October 3, 2017 - The man tapped by President Trump to head the government’s mine safety agency is a former executive of a coal company that operated a local mine, and his appointment has come under scrutiny due to safety issues involving the company in the eastern United States.


President Trump in early September nominated David Zatezalo of West Virginia to serve as assistant secretary of labor for mine safety and health.
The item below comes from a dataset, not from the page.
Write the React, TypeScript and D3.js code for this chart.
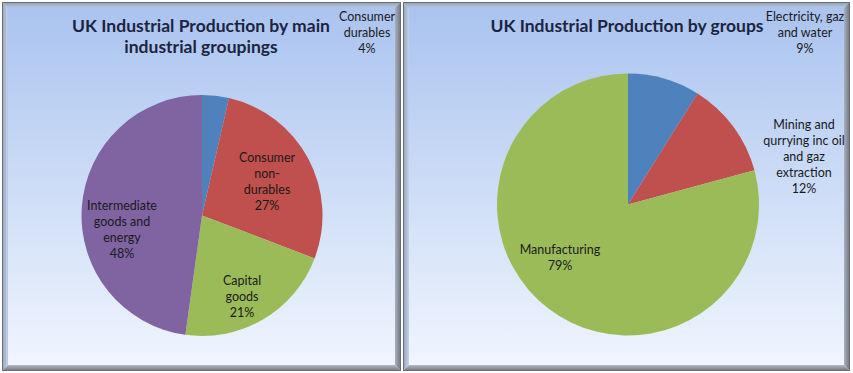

In that job, he would head the federal Mine Safety and Health Administration, which develops and enforces health and safety rules for all U.S. mines.


Zatezalo retired in late 2014 as chairman of Rhino GP LLC, the general partner of Kentucky-based Rhino Resource Partners LP. He previously served as the company’s president and chief executive officer, and before that as chief operating officer, joining the company in 2007.


A Rhino subsidiary used to operate the McClane Canyon Mine in the Bookcliffs north of Fruita to supply the Cameo power plant near Palisade. But that plant shut down, Rhino idled the mine in 2010, and it decided at the end of 2013 to permanently close it.


Rhino also had sought to open its proposed Red Cliff mine in the same area of the Bookcliffs before giving up on that project in 2015 due to weakness in the coal market.


Rhino has a coal mine in Utah and mines in the eastern United States.


The Charleston (W.Va.) Gazette-Mail has reported that in 2010 and 2011, Zatezalo “was a top executive with Rhino when the company had a series of run-ins with MSHA over safety and health conditions at mines in West Virginia and Kentucky.” At the time, MSHA was ramping up its enforcement efforts after the 2010 deaths of 29 miners in an underground explosion at a Massey Energy coal mine in West Virginia, the paper notes.


It says MSHA twice issued Rhino warning letters about a pattern of violations at a West Virginia mine, with a worker dying in a mine wall collapse between those letters. The paper says MSHA also sought a court injunction against the company after learning that employees at a Kentucky mine gave miners advance notice of an agency inspection.


On Wednesday, U.S. Sen. Joe Manchin, D-Ky., said he would vote against Zatezalo’s nomination because he is “not convinced that Mr. Zatezalo is suited” to head the agency in charge of mine safety and health. Three Democratic senators on the Senate Health, Education, Labor and Pensions Committee, which will hold a hearing on the nomination, have written to Labor Secretary Alexander Acosta, pressing for more information about MSHA investigations into Rhino mines during his tenure with the company, and about investigations into fatal accidents at coal mines operated by another company where he also previously held high-level positions.

 

According to the White House, Zatezalo began his mining career in 1974 as a laborer. He went on to earn a mining engineering degree and a master’s in business administration, and worked for companies in the United States and Australia.